What came as a revelation was that apart from the cash rich MNCs, which we all knew were debt free and cash rich, were some of the PSU companies which figured in the zero debt companies. Realty companies probably figure highest in terms of high debt companies and in that scenario, to see Oberoi Realty as a low debt company came as a complete surprise. As at 31st March 2011, it had an interest outgo of just Rs.16 lakh. An unheard of phenomenon in realty companies! 

Companies like PTC, Zydus, Kansai, Foseco, IFB industries, CMC, MRO-TEK, Infotech Entp, have debt which is extremely paltry with their interest outgo for entire year being not over even Rs.10-15 lakh. 

All the above mentioned companies are doing well financially. And being zero/low debt is like the perfect icing on the cake. Infact, coming across cake itself has become a rarity and here, cakes with icing, holds promise! 

Most of these companies are fundamentally sound and one can afford to stay put. But in companies where you are not sure about the fundamentals but are going purely based on low debt, then its best to constantly monitor the stock every quarter. Like Lakshmi Automatic Loom – it is a part of the Coimbatore based Lakshmi group but its financials are not steady, though it has been in the black in Q1FY12 and Q4FY11. 
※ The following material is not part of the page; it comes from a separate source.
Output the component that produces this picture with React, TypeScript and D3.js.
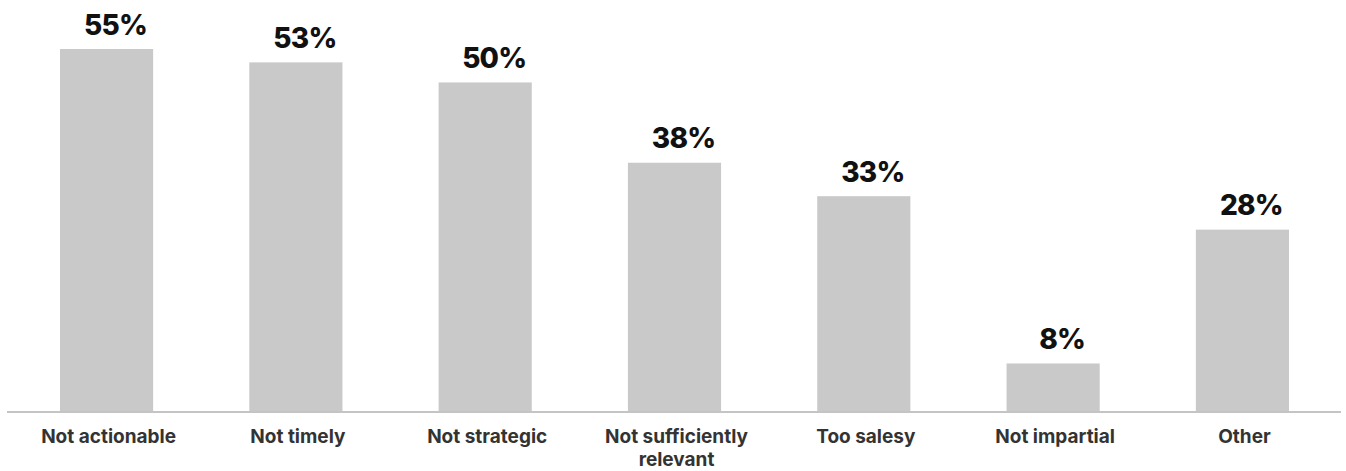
import React from "react";
import * as d3 from "d3";

const categories = [
  "Not actionable",
  "Not timely",
  "Not strategic",
  "Not sufficiently\nrelevant",
  "Too salesy",
  "Not impartial",
  "Other",
];
const values = [55, 53, 50, 38, 33, 8, 28];
const valueLabels = ["55%", "53%", "50%", "38%", "33%", "8%", "28%"];

const W = 1346;
const H = 471;
const BASE = 411;

export default function App() {
  const x = d3
    .scaleBand<string>()
    .domain(categories)
    .range([60, 1289])
    .paddingInner(0.508)
    .paddingOuter(0);
  const y = d3.scaleLinear().domain([0, 55]).range([417, 49]);

  return (
    <svg
      width={W}
      height={H}
      style={{ position: "absolute", left: 0, top: 0, background: "#fff" }}
      fontFamily="Inter, 'Open Sans', sans-serif"
    >
      {categories.map((c, i) => {
        const x0 = x(c)!;
        const bw = x.bandwidth();
        const top = y(values[i]);
        const cx = x0 + bw / 2;
        return (
          <g key={c}>
            <rect x={x0} y={top} width={bw} height={BASE - top} fill="#c8c9c8" />
            <text
              x={cx + 9}
              y={top - 14.5}
              textAnchor="middle"
              fontSize={28}
              fontWeight={800}
              letterSpacing={-0.8}
              fill="#111"
            >
              {valueLabels[i]}
            </text>
            {c.split("\n").map((line, j) => (
              <text
                key={j}
                x={cx + 2}
                y={443 + j * 23}
                textAnchor="middle"
                fontSize={19}
                fontWeight={700}
                fill="#333"
              >
                {line}
              </text>
            ))}
          </g>
        );
      })}
      <line x1={7} x2={1341} y1={412} y2={412} stroke="#c4c4c4" strokeWidth={2} />
    </svg>
  );
}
Many of the NBFCs have very low debt but in today's circumstances where brokerage houses are finding it difficult to keep things together, going for these stocks, despite being low debt makes no sense. 

24% of the stocks listed on the BSE are zero or low debt. That's over 800 shares. Yet not all are great. Thus looking at all debt free stocks with the same outlook would be a folly. 

At the same time, a quick look at companies which have huge debt and in the current scenario are sure to face more heat.

Realty companies like DLF, Unitech, Omaxe, HCC, HDIL, Ansal Properties. And after this comes big ticket infra companies like GTL Infra, Lanco Infra, GMR, IVRCL. Others with very high debt are – Kingfisher Airlines, Jet Airways, Rcom, RIL, Alok Industries, Bhushan Steel, Ispat Industries, JSW Steel, JSW Energy, Rajesh Exports, Jaiprakash Associates, SAIL, Adani Power, Suzlon, GE Shipping, Essar Oil, HPCL, BPCL, NTPC, Videocon Industries. 

The same logic for low debt companies (but inversely) applies here – not all high debt companies are bad. Here, we have to view debt in terms of its revenue. Heavy debt companies, where continuity of revenue and profitability is visible, the return on equity capital invested is usually higher. And that's not bad!

But currently, its best to go for zero/low debt companies as that is what the high interest regime demands. Its best to have a portfolio based on current macro conditions. Gone are the days of buy it and forget it!